*INFORMATION PROVIDED*:
____
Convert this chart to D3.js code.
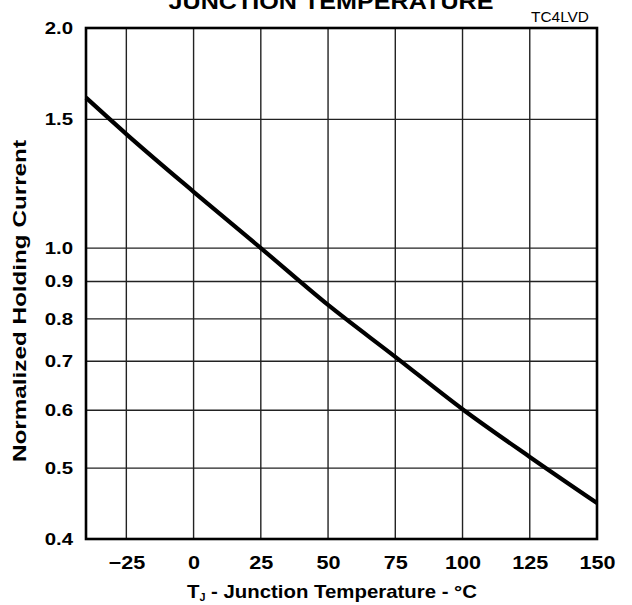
<!DOCTYPE html>
<html>
<head>
  <meta charset="utf-8">
  <title>Holding Current vs Junction Temperature</title>
  <script src="https://d3js.org/d3.v7.min.js"></script>
  <style>
    body { margin: 0; background: #fff; }
    text { font-family: "Liberation Sans", Arial, Helvetica, sans-serif; fill: #000; }
  </style>
</head>
<body>
  <svg id="chart"></svg>
  <script>

    // curve
    const temps = [-40, -25, 0, 25, 50, 75, 100, 125, 150];
    const holding = [1.606, 1.432, 1.194, 1.0, 0.836, 0.71, 0.602, 0.518, 0.448];

    // tick values
    const xTicks = [-25, 0, 25, 50, 75, 100, 125, 150];
    const yTicks = [0.4, 0.5, 0.6, 0.7, 0.8, 0.9, 1.0, 1.5, 2.0];

    const width = 632;
    const height = 605;
    const plotLeft = 86, plotRight = 597, plotTop = 28, plotBottom = 539;

    const svg = d3.select("#chart")
      .attr("width", width)
      .attr("height", height);

    const x = d3.scaleLinear().domain([-40, 150]).range([plotLeft, plotRight]);
    const y = d3.scaleLog().domain([0.4, 2.0]).range([plotBottom, plotTop]);

    // stretch text sideways, the original font is a wide one
    function widen(sel, s) {
      sel.each(function() {
        const w = this.getComputedTextLength();
        d3.select(this).attr("textLength", w * s).attr("lengthAdjust", "spacingAndGlyphs");
      });
    }

    // grid lines
    svg.append("g")
      .selectAll("line")
      .data(xTicks.filter(d => d < 150))
      .join("line")
      .attr("x1", d => x(d)).attr("x2", d => x(d))
      .attr("y1", plotTop).attr("y2", plotBottom)
      .attr("stroke", "#222").attr("stroke-width", 1.4);

    svg.append("g")
      .selectAll("line")
      .data(yTicks.filter(d => d > 0.4 && d < 2.0))
      .join("line")
      .attr("x1", plotLeft).attr("x2", plotRight)
      .attr("y1", d => y(d)).attr("y2", d => y(d))
      .attr("stroke", "#222").attr("stroke-width", 1.4);

    // the curve
    const line = d3.line()
      .x((d, i) => x(temps[i]))
      .y(d => y(d))
      .curve(d3.curveMonotoneX);

    svg.append("path")
      .datum(holding)
      .attr("d", line)
      .attr("fill", "none")
      .attr("stroke", "#000")
      .attr("stroke-width", 4.2);

    // frame
    svg.append("rect")
      .attr("x", plotLeft).attr("y", plotTop)
      .attr("width", plotRight - plotLeft).attr("height", plotBottom - plotTop)
      .attr("fill", "none")
      .attr("stroke", "#000")
      .attr("stroke-width", 2.6);

    // axes (labels only, lines are drawn above)
    const xAxis = svg.append("g")
      .attr("transform", `translate(0, ${plotBottom})`)
      .call(d3.axisBottom(x).tickValues(xTicks).tickSize(0).tickPadding(17));
    xAxis.select(".domain").remove();
    xAxis.selectAll("text")
      .attr("font-size", 18).attr("font-weight", "bold")
      .attr("font-family", "Liberation Sans, Arial, sans-serif")
      .call(widen, 1.2);

    const yAxis = svg.append("g")
      .attr("transform", `translate(${plotLeft}, 0)`)
      .call(d3.axisLeft(y).tickValues(yTicks).tickFormat(d3.format(".1f")).tickSize(0).tickPadding(13));
    yAxis.select(".domain").remove();
    yAxis.selectAll("text")
      .attr("font-size", 17).attr("font-weight", "bold")
      .attr("font-family", "Liberation Sans, Arial, sans-serif")
      .call(widen, 1.2);

    // titles
    svg.append("text")
      .attr("x", 331).attr("y", 9)
      .attr("text-anchor", "middle")
      .attr("font-size", 22).attr("font-weight", "bold")
      .attr("textLength", 325).attr("lengthAdjust", "spacingAndGlyphs")
      .text("JUNCTION TEMPERATURE");

    svg.append("text")
      .attr("x", 589).attr("y", 22)
      .attr("text-anchor", "end")
      .attr("font-size", 14)
      .text("TC4LVD")
      .call(widen, 1.1);

    const xt = svg.append("text")
      .attr("x", 332).attr("y", 598)
      .attr("text-anchor", "middle")
      .attr("font-size", 19).attr("font-weight", "bold")
      .attr("textLength", 290).attr("lengthAdjust", "spacingAndGlyphs");
    xt.append("tspan").text("T");
    xt.append("tspan").attr("font-size", 10).attr("dy", 3).text("J");
    xt.append("tspan").attr("dy", -3).text(" - Junction Temperature - °C");

    svg.append("text")
      .attr("transform", "translate(26, 301) rotate(-90)")
      .attr("text-anchor", "middle")
      .attr("font-size", 18).attr("font-weight", "bold")
      .attr("textLength", 322).attr("lengthAdjust", "spacingAndGlyphs")
      .text("Normalized Holding Current");

  </script>
</body>
</html>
____
*REQUIREMENT*: Images should not appear in the copy; retype the listing above exactly.

*RESPONSE FOR THIS EXERCISE*:
Convert this chart to D3.js code.
<!DOCTYPE html>
<html>
<head>
  <meta charset="utf-8">
  <title>Holding Current vs Junction Temperature</title>
  <script src="https://d3js.org/d3.v7.min.js"></script>
  <style>
    body { margin: 0; background: #fff; }
    text { font-family: "Liberation Sans", Arial, Helvetica, sans-serif; fill: #000; }
  </style>
</head>
<body>
  <svg id="chart"></svg>
  <script>

    // curve
    const temps = [-40, -25, 0, 25, 50, 75, 100, 125, 150];
    const holding = [1.606, 1.432, 1.194, 1.0, 0.836, 0.71, 0.602, 0.518, 0.448];

    // tick values
    const xTicks = [-25, 0, 25, 50, 75, 100, 125, 150];
    const yTicks = [0.4, 0.5, 0.6, 0.7, 0.8, 0.9, 1.0, 1.5, 2.0];

    const width = 632;
    const height = 605;
    const plotLeft = 86, plotRight = 597, plotTop = 28, plotBottom = 539;

    const svg = d3.select("#chart")
      .attr("width", width)
      .attr("height", height);

    const x = d3.scaleLinear().domain([-40, 150]).range([plotLeft, plotRight]);
    const y = d3.scaleLog().domain([0.4, 2.0]).range([plotBottom, plotTop]);

    // stretch text sideways, the original font is a wide one
    function widen(sel, s) {
      sel.each(function() {
        const w = this.getComputedTextLength();
        d3.select(this).attr("textLength", w * s).attr("lengthAdjust", "spacingAndGlyphs");
      });
    }

    // grid lines
    svg.append("g")
      .selectAll("line")
      .data(xTicks.filter(d => d < 150))
      .join("line")
      .attr("x1", d => x(d)).attr("x2", d => x(d))
      .attr("y1", plotTop).attr("y2", plotBottom)
      .attr("stroke", "#222").attr("stroke-width", 1.4);

    svg.append("g")
      .selectAll("line")
      .data(yTicks.filter(d => d > 0.4 && d < 2.0))
      .join("line")
      .attr("x1", plotLeft).attr("x2", plotRight)
      .attr("y1", d => y(d)).attr("y2", d => y(d))
      .attr("stroke", "#222").attr("stroke-width", 1.4);

    // the curve
    const line = d3.line()
      .x((d, i) => x(temps[i]))
      .y(d => y(d))
      .curve(d3.curveMonotoneX);

    svg.append("path")
      .datum(holding)
      .attr("d", line)
      .attr("fill", "none")
      .attr("stroke", "#000")
      .attr("stroke-width", 4.2);

    // frame
    svg.append("rect")
      .attr("x", plotLeft).attr("y", plotTop)
      .attr("width", plotRight - plotLeft).attr("height", plotBottom - plotTop)
      .attr("fill", "none")
      .attr("stroke", "#000")
      .attr("stroke-width", 2.6);

    // axes (labels only, lines are drawn above)
    const xAxis = svg.append("g")
      .attr("transform", `translate(0, ${plotBottom})`)
      .call(d3.axisBottom(x).tickValues(xTicks).tickSize(0).tickPadding(17));
    xAxis.select(".domain").remove();
    xAxis.selectAll("text")
      .attr("font-size", 18).attr("font-weight", "bold")
      .attr("font-family", "Liberation Sans, Arial, sans-serif")
      .call(widen, 1.2);

    const yAxis = svg.append("g")
      .attr("transform", `translate(${plotLeft}, 0)`)
      .call(d3.axisLeft(y).tickValues(yTicks).tickFormat(d3.format(".1f")).tickSize(0).tickPadding(13));
    yAxis.select(".domain").remove();
    yAxis.selectAll("text")
      .attr("font-size", 17).attr("font-weight", "bold")
      .attr("font-family", "Liberation Sans, Arial, sans-serif")
      .call(widen, 1.2);

    // titles
    svg.append("text")
      .attr("x", 331).attr("y", 9)
      .attr("text-anchor", "middle")
      .attr("font-size", 22).attr("font-weight", "bold")
      .attr("textLength", 325).attr("lengthAdjust", "spacingAndGlyphs")
      .text("JUNCTION TEMPERATURE");

    svg.append("text")
      .attr("x", 589).attr("y", 22)
      .attr("text-anchor", "end")
      .attr("font-size", 14)
      .text("TC4LVD")
      .call(widen, 1.1);

    const xt = svg.append("text")
      .attr("x", 332).attr("y", 598)
      .attr("text-anchor", "middle")
      .attr("font-size", 19).attr("font-weight", "bold")
      .attr("textLength", 290).attr("lengthAdjust", "spacingAndGlyphs");
    xt.append("tspan").text("T");
    xt.append("tspan").attr("font-size", 10).attr("dy", 3).text("J");
    xt.append("tspan").attr("dy", -3).text(" - Junction Temperature - °C");

    svg.append("text")
      .attr("transform", "translate(26, 301) rotate(-90)")
      .attr("text-anchor", "middle")
      .attr("font-size", 18).attr("font-weight", "bold")
      .attr("textLength", 322).attr("lengthAdjust", "spacingAndGlyphs")
      .text("Normalized Holding Current");

  </script>
</body>
</html>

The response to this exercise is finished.